Set task:
Among the entries that follow, locate the line with "Rebuild this chart" and the line with "plt.rcParams['font.family'] = ['Liberation". Output those lines and all lines in between, exactly, minus the pictures.

Given entries:
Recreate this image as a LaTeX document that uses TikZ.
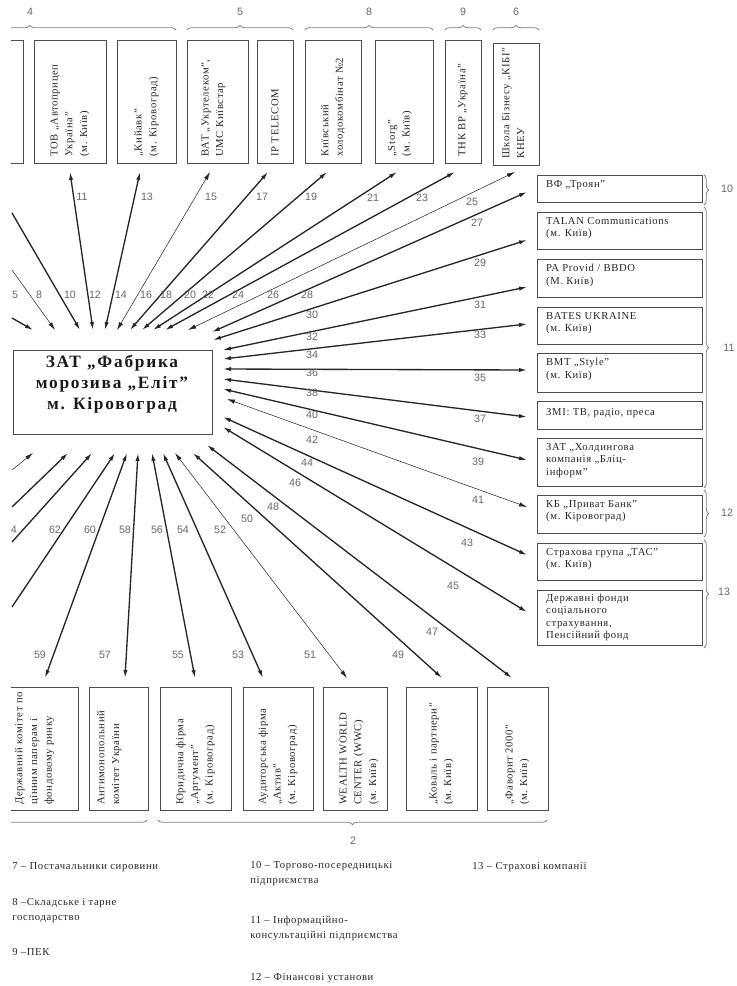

---

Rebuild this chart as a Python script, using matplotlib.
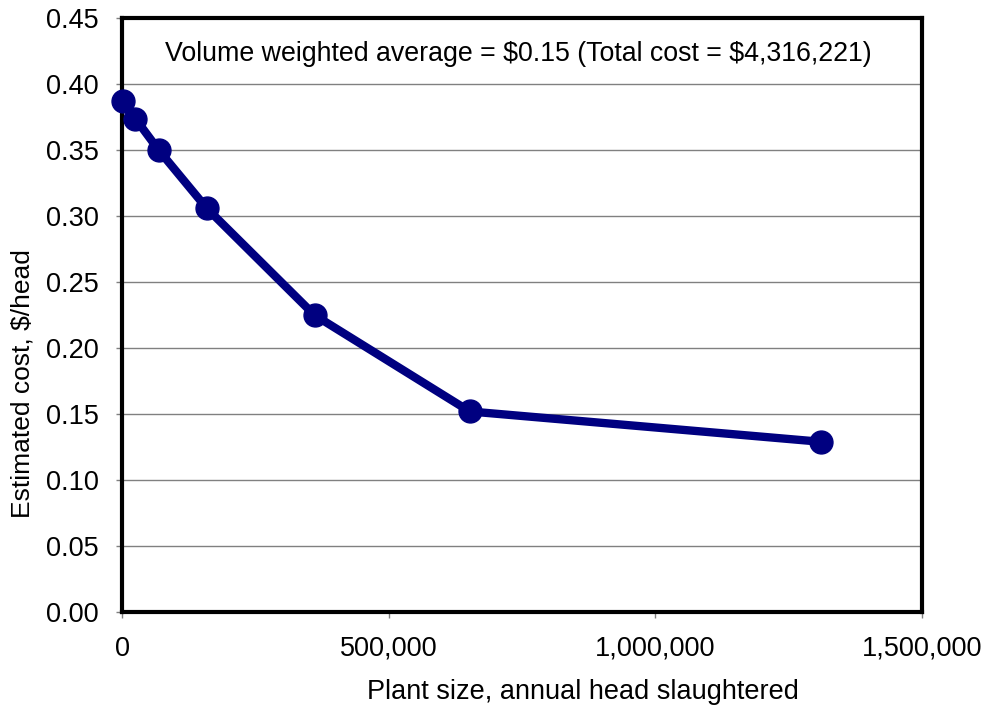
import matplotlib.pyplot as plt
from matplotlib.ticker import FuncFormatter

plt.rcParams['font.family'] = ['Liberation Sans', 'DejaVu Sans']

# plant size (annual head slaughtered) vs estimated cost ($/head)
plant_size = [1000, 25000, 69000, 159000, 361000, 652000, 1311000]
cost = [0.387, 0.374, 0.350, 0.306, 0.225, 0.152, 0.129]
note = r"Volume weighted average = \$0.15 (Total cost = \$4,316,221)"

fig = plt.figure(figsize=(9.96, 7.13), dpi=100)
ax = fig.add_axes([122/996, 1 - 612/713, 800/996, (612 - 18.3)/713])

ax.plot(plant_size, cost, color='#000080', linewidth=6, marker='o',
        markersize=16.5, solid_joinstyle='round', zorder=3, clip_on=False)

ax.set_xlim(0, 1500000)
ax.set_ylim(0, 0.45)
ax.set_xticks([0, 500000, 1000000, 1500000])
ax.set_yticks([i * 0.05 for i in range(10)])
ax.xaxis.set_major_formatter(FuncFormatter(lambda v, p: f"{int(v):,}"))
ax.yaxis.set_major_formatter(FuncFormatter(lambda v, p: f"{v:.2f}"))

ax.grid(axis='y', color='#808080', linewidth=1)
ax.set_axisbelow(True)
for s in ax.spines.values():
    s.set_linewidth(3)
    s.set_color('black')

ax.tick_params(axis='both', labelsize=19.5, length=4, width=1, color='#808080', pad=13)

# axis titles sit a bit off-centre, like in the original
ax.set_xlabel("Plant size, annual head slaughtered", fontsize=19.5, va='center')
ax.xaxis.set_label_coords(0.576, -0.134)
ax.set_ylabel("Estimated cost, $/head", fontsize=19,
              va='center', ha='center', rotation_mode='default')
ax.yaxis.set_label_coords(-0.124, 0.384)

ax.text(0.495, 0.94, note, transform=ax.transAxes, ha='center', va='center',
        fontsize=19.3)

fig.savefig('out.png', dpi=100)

Solution for this problem:
Rebuild this chart as a Python script, using matplotlib.
import matplotlib.pyplot as plt
from matplotlib.ticker import FuncFormatter

plt.rcParams['font.family'] = ['Liberation Sans', 'DejaVu Sans']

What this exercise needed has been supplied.